The thing is, I am a woman. But I like men and male characters. I don't believe all men are douches that mistreat women, and all women are either nubile bimbos that let those men treat them badly or free-spirited rebels that end up failing in an oh so cruel world ruled by men. Wouldn't it be much cooler and more satisfying if there was at least ONE guy that admired a woman for her independence and strength and remained loyal to her and her ideals throughout the entire story? In fact, from a feminist POV, I think that would even be more suitable for the purpose BECAUSE then the heroines didn't always need to end up miserable. They'd defy all obstacles, stick to their course AND end up happy in the end. Now there's a daring idea!
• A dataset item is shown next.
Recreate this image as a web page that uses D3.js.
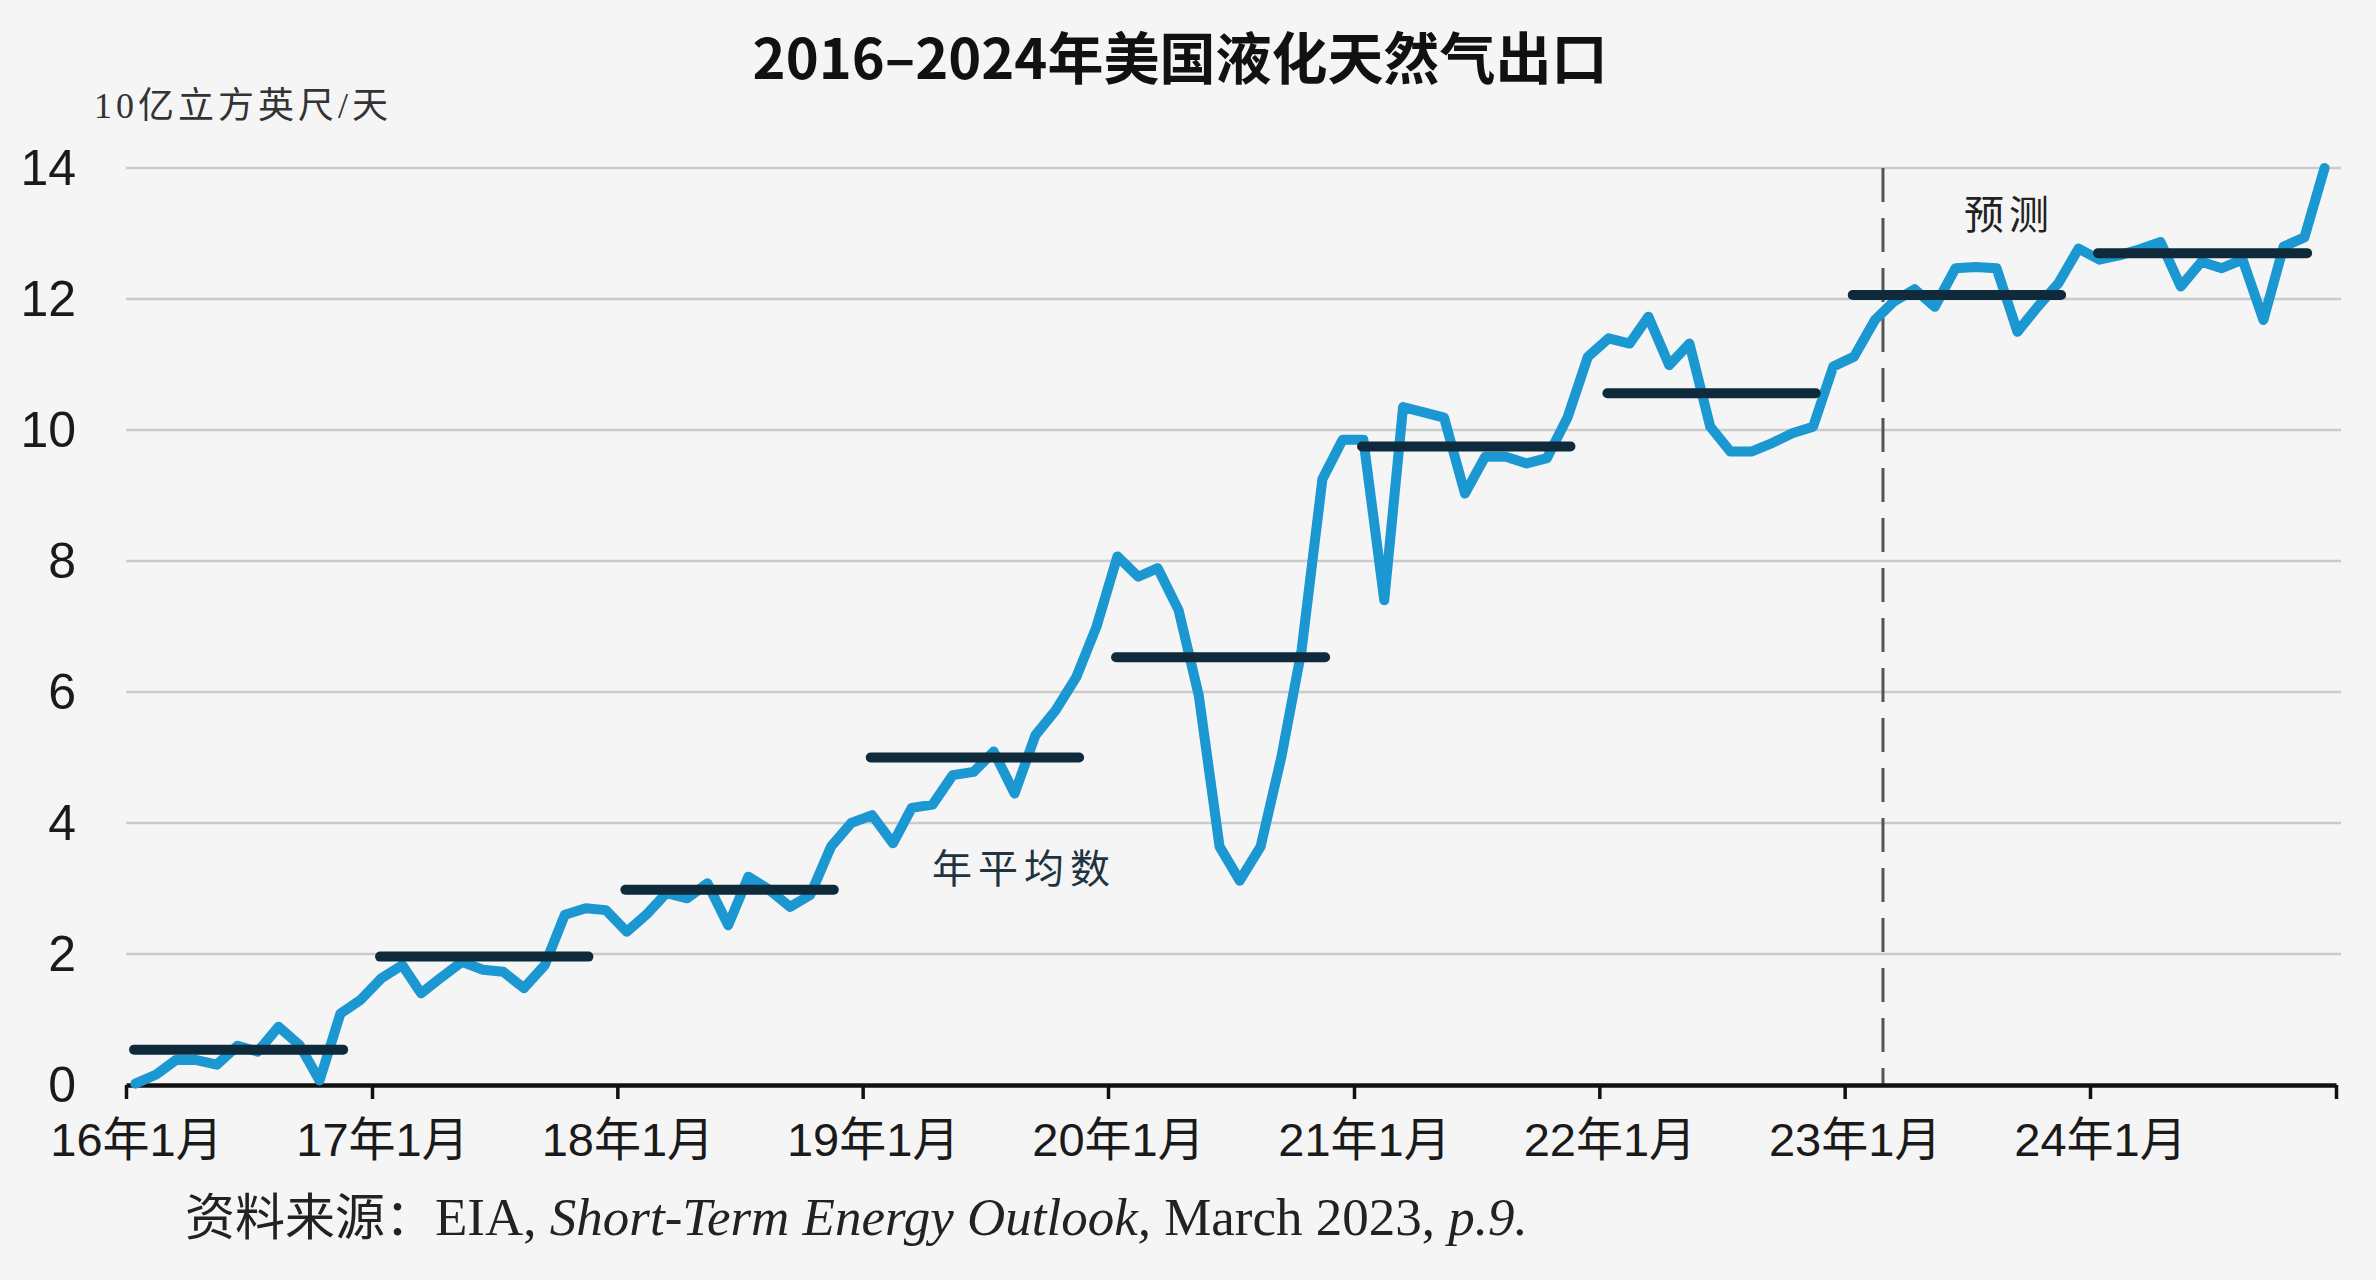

There's another aspect that makes me cringe today while I found it cool as a teenager: the weight of the spiritual undrtones in those books. MZB wrote historical fantasy, so yes, there naturally would be a stronger focus on the divine, on things we cannot explain. But she very often portrayed them as ultimately true, as deeply rooted in reality (such as women really being possessed by the Goddess when they followed their fertility rites) that it leaves no room for interpretation.
There are other authors, like Jules Watson (who, btw, is a huge MZB fan; I had the pleasure of corresponding with her once, lovely woman!), who managed to do all this much more subtly and less full of pathos. And who managed to include thoroughly likeable male characters that SUPPORT their strong women.
Then there's Barbara Wood, who writes contemporary mystery. Her heroines are strong-willed, independend women that don't need a man to guide and save them either, but they're not man-hating, angry feminists either.
So, the bottom line for me: I like men. I even LOVE men. Men can be a-holes somtimes, true, but so can women. And when I read a book for entertainment purposes I want both likeable female AND male characters. And maybe even a female villain once in a while, because, let's face it, making women always good and victims of purely male oppression is as misogynist as making them accept their subordinate roles without a fight.